Brand Values and Purpose

Done correctly, an inspiring mission is a sustainable competitive advantage.  At 6peas we believe that a strong brand has the following mandatory characteristics:

Relevance is priority #1.  Customers must find the brand appealing.  If not, the brand won’t make it into the consideration set, regardless of how differentiated or credible it is.

It must also be relevant to your employees in each of their roles – how do they support the brand and reflect its key values. Make your mission inspiring and relevant to every employee within the organisation. Ensure you can engage every level of your employees as a part of delivering that mission.  If you want to recruit the best employees, make sure that your      organisation has an inspiring mission that engages employees.

One-third of global employees strongly agree with the statement, “The mission and purpose of my organisation makes me feel my job is important.” By moving that ratio to eight in 10 employees, business units have realised a 51% reduction in absenteeism, a 64% drop in safety incidents and a 29% improvement in quality.  (Gallop, 2019)

Differentiation is critical and the key driver of positioning success.  The brand must be unique vs. competitive offerings. With it becoming increasingly difficult to compete on pricing, or promotions identifying a way to deliver an exceptional customer experience is critical to achieving a sustainable brand.

Credible and attainable is the final measure.  If you cannot credibly provide the offering, the customer is left with an empty promise. In order to have a strong value you must be able to clearly articulate the promise you are making to your customers. You must be able to deliver upon that promise to your customers and your employees.

Simon Sinek’s ” The Golden Circle”

At 6peas we are huge fans of Simon Sinek- we believe it is one of the easiest ways for businesses to understand how to define their purpose in terms that resonate with their customers. Importantly, the Golden Circle can also be used to define the organisational roles in ensuring that the whole organisation is aligned with the purpose of the business. This is one of the core 6pillars of driving great customer experience.

Some organisations and individuals know How they do what they do. They may call it their “differentiating value proposition,” or “unique selling proposition (USP).” The Hows are an organisation’s or individual’s strengths, values or guiding principles. These are the things they feel set them apart from their competition; the things they think make them special or different from everyone else.

Very few people and very few organizations can clearly articulate Why they do what they do. Why is a purpose, a cause or a belief. It provides a clear answer to the questions, “Why does your organisation exist?” and “Why should that matter to anyone else?”  The Why is about our contribution to impact and serve others. The Why inspires us.

The Golden Circle is not just a communication tool; it also provides some insight into how great organisations are structured.

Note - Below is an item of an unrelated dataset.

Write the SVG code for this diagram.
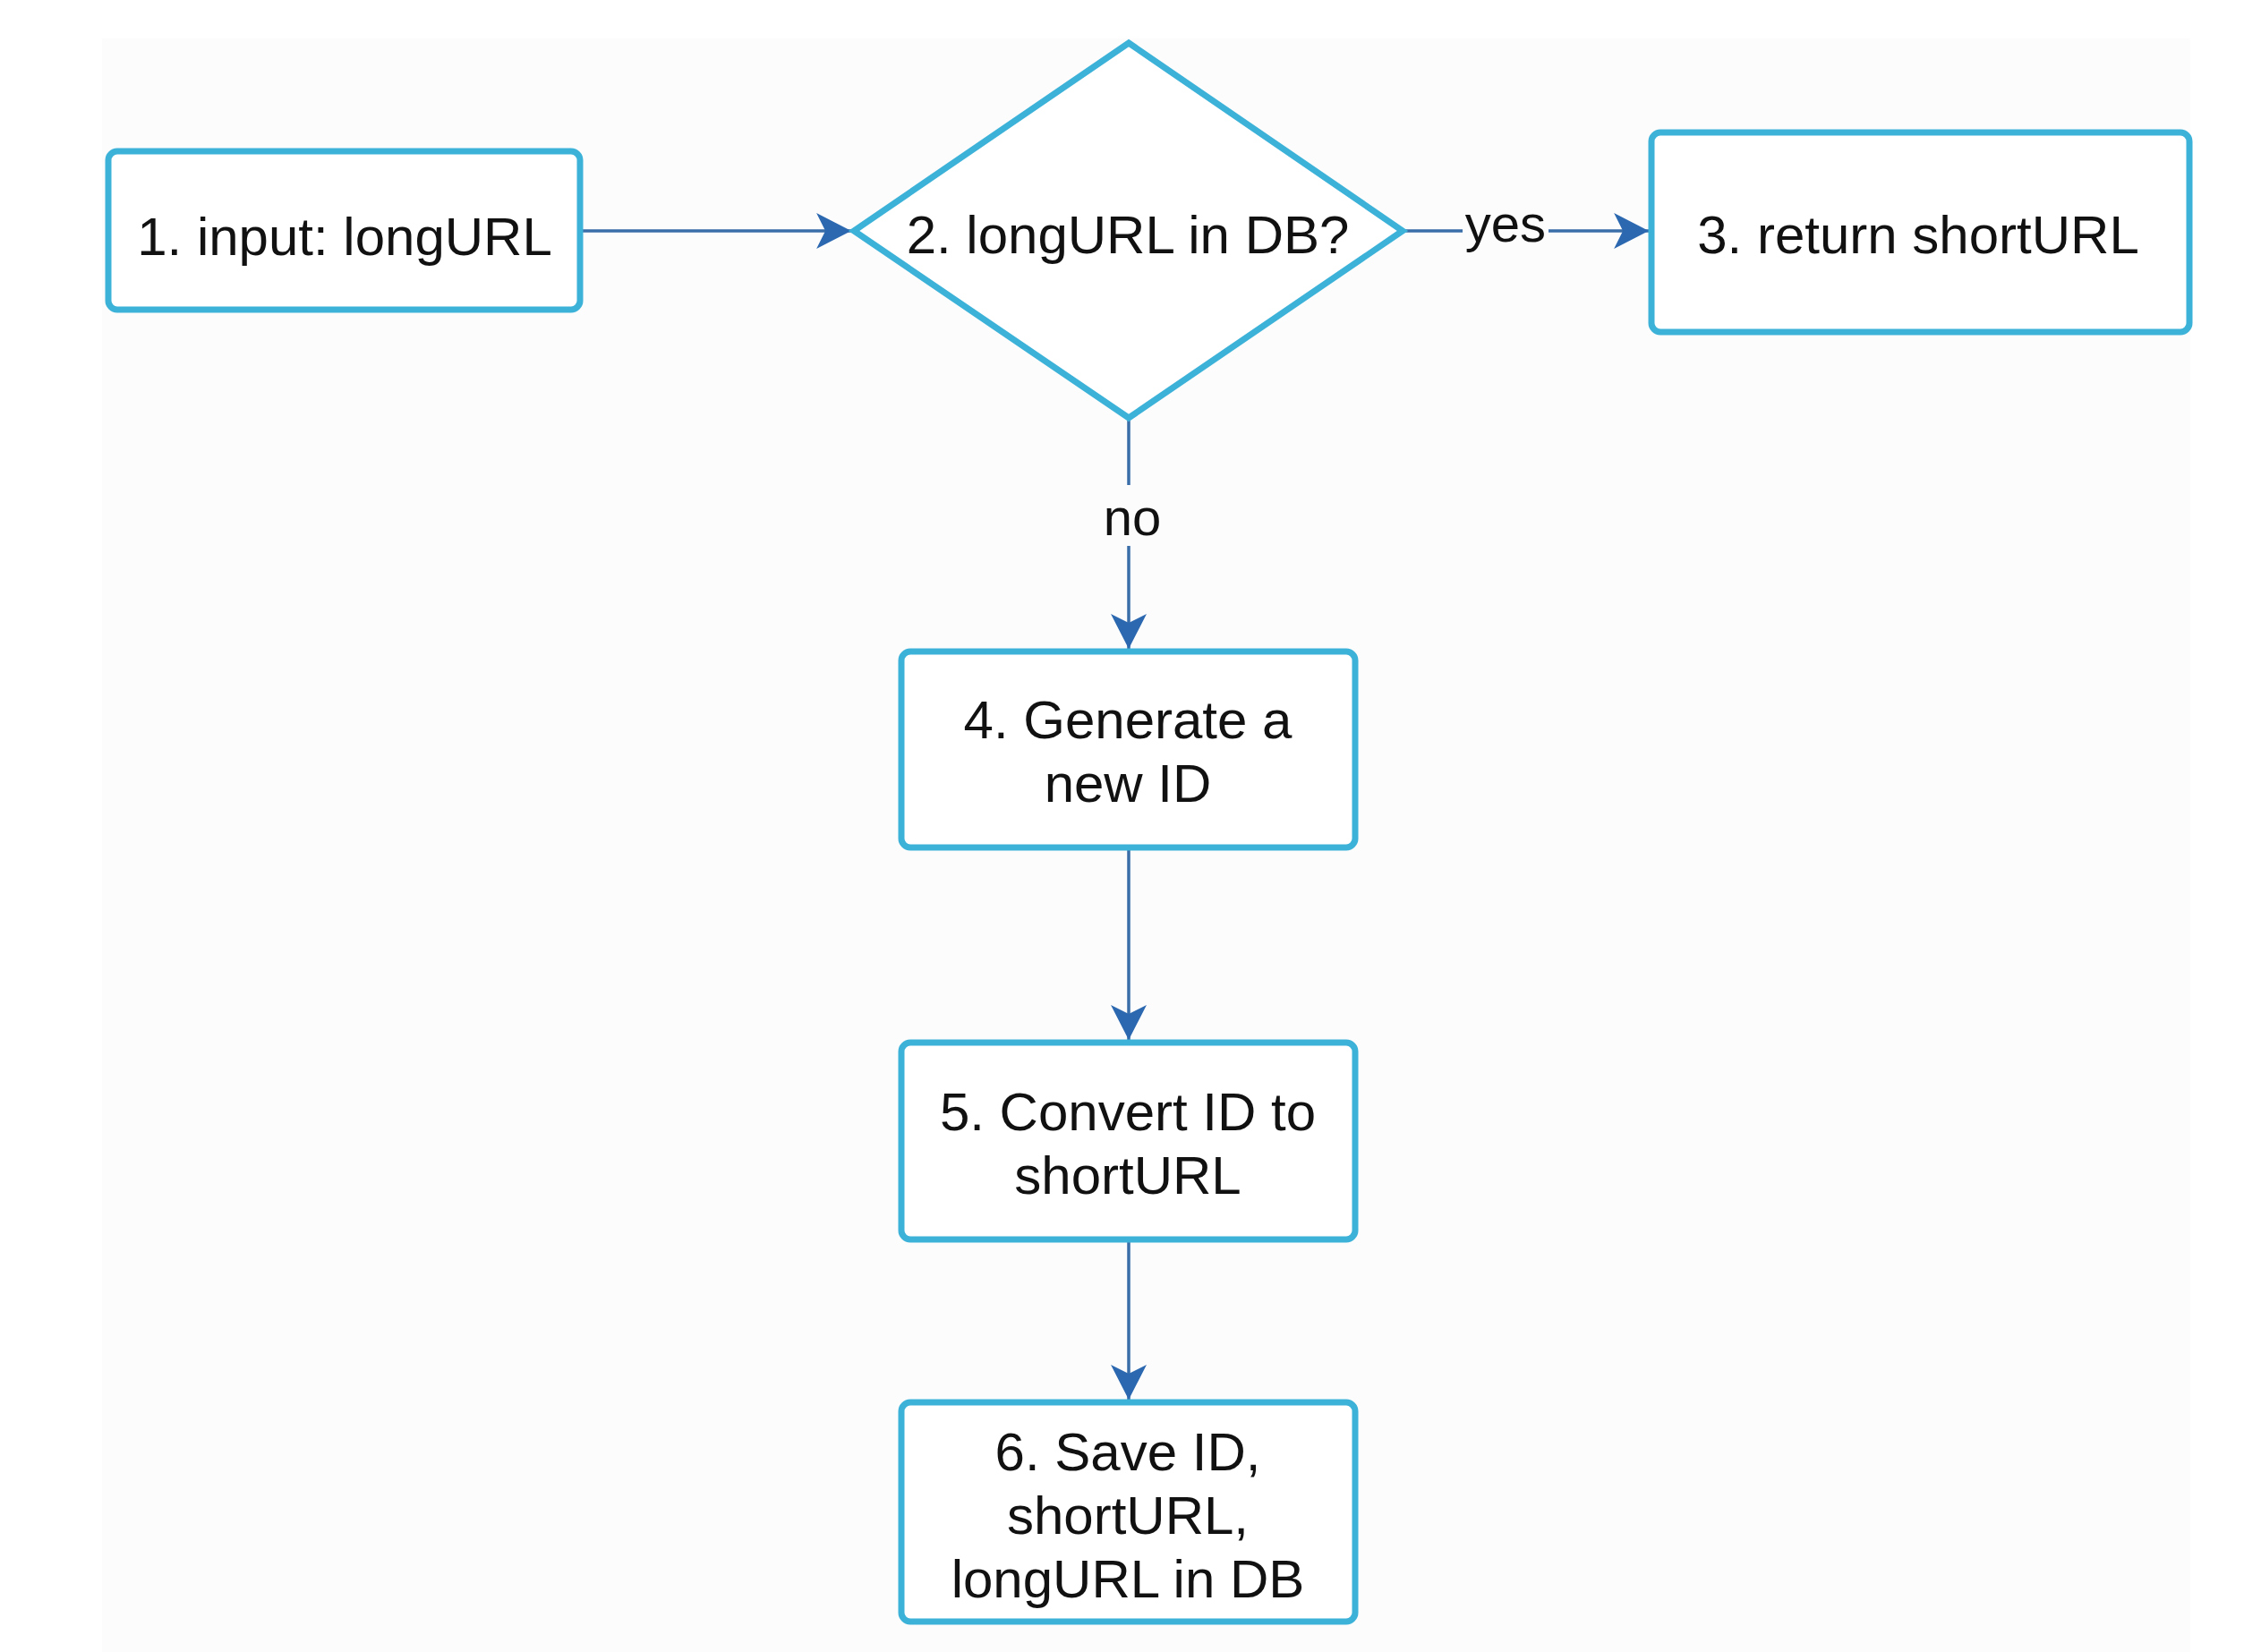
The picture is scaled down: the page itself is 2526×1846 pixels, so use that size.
<svg xmlns="http://www.w3.org/2000/svg" width="2526" height="1846" viewBox="0 0 2526 1846">
  <style>
    .box { fill: #ffffff; stroke: #3db2d9; stroke-width: 7; }
    .lbl { font-family: "Liberation Sans", Arial, sans-serif; font-size: 60px; fill: #111111; text-anchor: middle; }
    .edge-lbl { font-family: "Liberation Sans", Arial, sans-serif; font-size: 58px; fill: #111111; text-anchor: middle; }
    .edge { fill: none; stroke: #3a6ea8; stroke-width: 3.5; marker-end: url(#arrow); }
    .lbl-bg { fill: #fcfcfc; }
  </style>
  <defs>
    <marker id="arrow" markerUnits="userSpaceOnUse" markerWidth="40" markerHeight="40" viewBox="0 0 36 36" refX="35" refY="18" orient="auto">
      <path d="M0,0 L35,18 L0,36 L9,18 Z" fill="#2c68b0"/>
    </marker>
  </defs>

  <!-- page background -->
  <rect x="0" y="0" width="2526" height="1846" fill="#ffffff"/>
  <rect x="114" y="43" width="2333" height="1803" fill="#fcfcfc"/>

  <!-- connectors -->
  <g id="connectors">
    <path class="edge" d="M648,258 L951,258"/>
    <path class="edge" d="M1567,258 L1842,258"/>
    <rect class="lbl-bg" x="1634" y="232" width="96" height="58"/>
    <text class="edge-lbl" x="1682" y="270">yes</text>
    <path class="edge" d="M1261,467 L1261,725"/>
    <rect class="lbl-bg" x="1234" y="542" width="64" height="68"/>
    <text class="edge-lbl" x="1265" y="598">no</text>
    <path class="edge" d="M1261,947 L1261,1162"/>
    <path class="edge" d="M1261,1385 L1261,1564"/>
  </g>

  <g id="node1">
    <rect class="box" x="121" y="169" width="527" height="177" rx="10"/>
    <text class="lbl" x="385" y="285">1. input: longURL</text>
  </g>

  <g id="node2">
    <polygon class="box" points="1261,48 1567,258 1261,467 954,258"/>
    <text class="lbl" x="1260" y="283">2. longURL in DB?</text>
  </g>

  <g id="node3">
    <rect class="box" x="1845" y="148" width="601" height="223" rx="10"/>
    <text class="lbl" x="2143" y="283">3. return shortURL</text>
  </g>

  <g id="node4">
    <rect class="box" x="1007" y="728" width="507" height="219" rx="10"/>
    <text class="lbl" x="1260" y="825">4. Generate a</text>
    <text class="lbl" x="1260" y="896">new ID</text>
  </g>

  <g id="node5">
    <rect class="box" x="1007" y="1165" width="507" height="220" rx="10"/>
    <text class="lbl" x="1260" y="1263">5. Convert ID to</text>
    <text class="lbl" x="1260" y="1334">shortURL</text>
  </g>

  <g id="node6">
    <rect class="box" x="1007" y="1567" width="507" height="245" rx="10"/>
    <text class="lbl" x="1260" y="1643">6. Save ID,</text>
    <text class="lbl" x="1260" y="1714">shortURL,</text>
    <text class="lbl" x="1260" y="1785">longURL in DB</text>
  </g>
</svg>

The cone represents a company or an organisation, an inherently organised system. At the top of the system, representing the Why, is a leader. She or he articulates the Why and points to a vision of a better future. The next level down, the How level, includes the people who are inspired by the leader’s cause. They give their blood, sweat and tears to build and bring the vision to life. The What, at the bottom of the cone, are the things the organisation says and does that breathe life into the Why. They make it tangible. An organisation communicates its Why through everything it says and does; the marketing, the products and services the company provides … everything.

A CX driven purpose must be able to answer the following six questions.

Words alone are not what make a mission inspiring, you need to be able to clearly articulate to every employee how they personally contribute to the organisation’s mission and how important they (as individuals) are to the organisation.

Is it relevant to your customers and your employees?

Is it communicated through every level of the organisation? While the words are not what makes a mission, it needs to be written down so that it can be shared consistently across an organisation.

Is it real? A mission statement/purpose is only valuable if it truly embodies the mission of the company, otherwise it’s just a collection of meaningless words (weasel words). The leadership team needs to consistently make decisions that optimise the mission over other objectives. Can you actually fulfil the promise you are making to your customers and employees with your purpose statement?

Is it simple? If you want employees to understand the mission, then it needs to be easy enough for them to repeat it to others.

Does it connect with employees? Every employee in an organisation should feel connected to the mission; they should be able to see how they help deliver it every day.

Will it create value? Missions must define the value that the organisation intends to creates for customers or other key stakeholders. What difference is your company going to make to the world? Is there a clear difference between you and your competitors?